Step 1 Preparing the Area

First you need to remove all the old turf. If you have an area larger than a few square metres, it’s worth hiring a turf cutter. It will make the job much quicker and easier and it helps take the hassle out of achieving a level surface.


Step 2 Fitting the Edge

To enhance its good looks for years to come, Namgrass should have neat, durable edge around it. When choosing which material to use (timber, metal, concrete or brick) remember Namgrass is available in pile heights from 10mm to over 30mm deep, so you should lay the height of your edge accordingly. Next, have a nice cup of tea.


Step 3 Laying the Base

Once the edge is in place, the entire area needs to be covered with a layer of fine aggregate such as ‘Grano dust’, ‘Dust’ or ‘Fine Type 1’. Your local builders merchant will be able to advise and supply, but particles should be no bigger than 5mm. Take along your measurements, including the depth, so they can calculate the quantity.

Next, another trip to the hire shop for a compacter which is needed to compress the material and provide a firm base. Continue to add the fine aggregate and keep compacting until the layer is between 40-60mm deep. And, depending on which Namgrass you choose, keep the base layer roughly 20mm below the top of your edging.

Remember to form a slight camber so the base slopes towards the edges, this will help accommodate any settlement over time.

It’s a good idea to spray the area with water to keep the dust down and help the aggregate to bind. Then it’s time for another cup of tea.

Finally, (phew!) cover the base layer with a weed membrane, pinning it close up to the edging.
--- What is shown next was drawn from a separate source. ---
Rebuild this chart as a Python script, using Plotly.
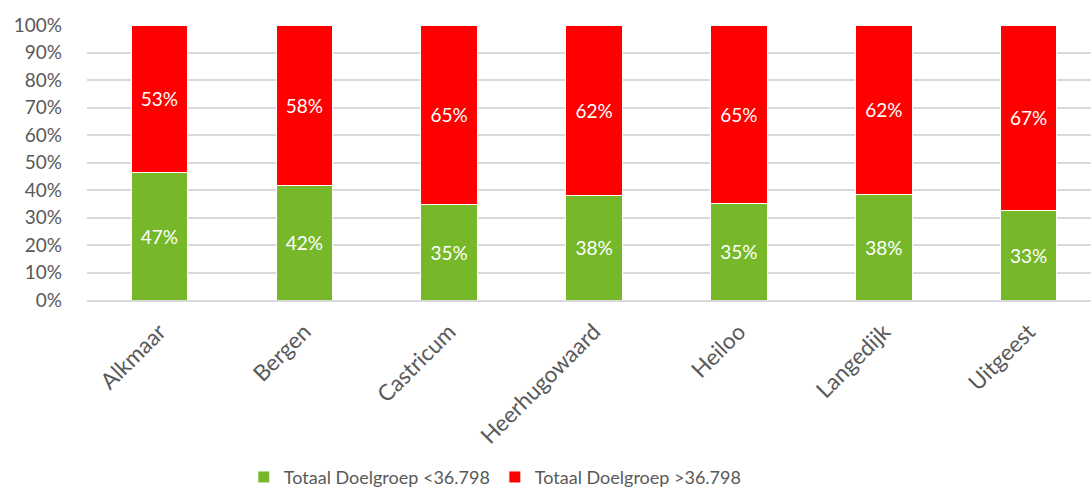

Step 4 Installing Namgrass

Now for the fun part! Lay the Namgrass over the area and overlap the edges so you have enough material to trim for a close finish.

Chances are, you’ll need to join two or more pieces together, roll these pieces out as well, ensuring the pile runs the same way. Leave the Namgrass to settle for a couple of hours. Break for lunch.
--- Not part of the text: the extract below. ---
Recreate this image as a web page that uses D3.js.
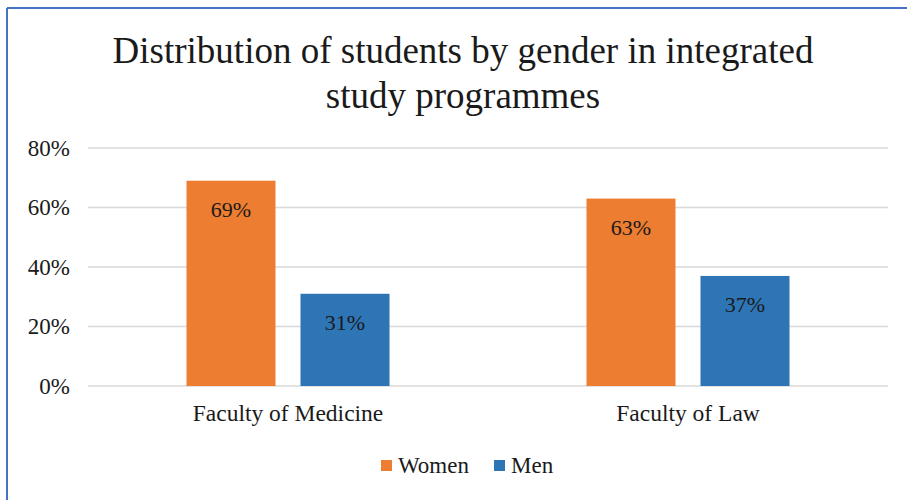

Come on, come on, back to work. Carefully cut the overlapping edges, sharp knife essential, so they fit snugly up to your edging.

To help stabilise and increase the durability of the grass, we recommend you spread it with an even layer of kiln-dried sand. Around 5 kilos per square metre should do it. After spreading the sand, brush up the grass to lift the pile and settle the sand in. More tea.


Joining Two Lengths Together


Step 1 Cutting the Lengths

Line up the two lengths ensuring the pile runs in the same direction.

Fold back the edges of the first length and locate the third and fourth rows of stitching.

Using a sharp knife (change the blade it will be blunt by now), cut through the latex, between the rows of stitching, all the way along. Take care not to cut the blades of grass.

Remove the excess strips and repeat the process on the other length. Time for tea, and have a Hob-Nob too, you’ve earned it.


Step 2 Joining the Lengths

Line up the cut lengths and fold back the edges, holding them back all along the join.

Roll out the joining tape, shiny side down, on the ground between the two lengths of Namgrass.

Use a cartridge gun (and spreader if you like) to apply the adhesive evenly along the tape.

Starting at one end, fold the two lengths of Namgrass back over so they stick to the tape. Take care not to get grass fibres stuck in the glue. Not long now, think of all the grass cutting you won’t have to do!

Once both edges are folded over, walk gently along the joint to firm it down.

If you can see the join, make small adjustments until it disappears.

Leave at least two hours for the glue to go off, or up to a day if it is below freezing.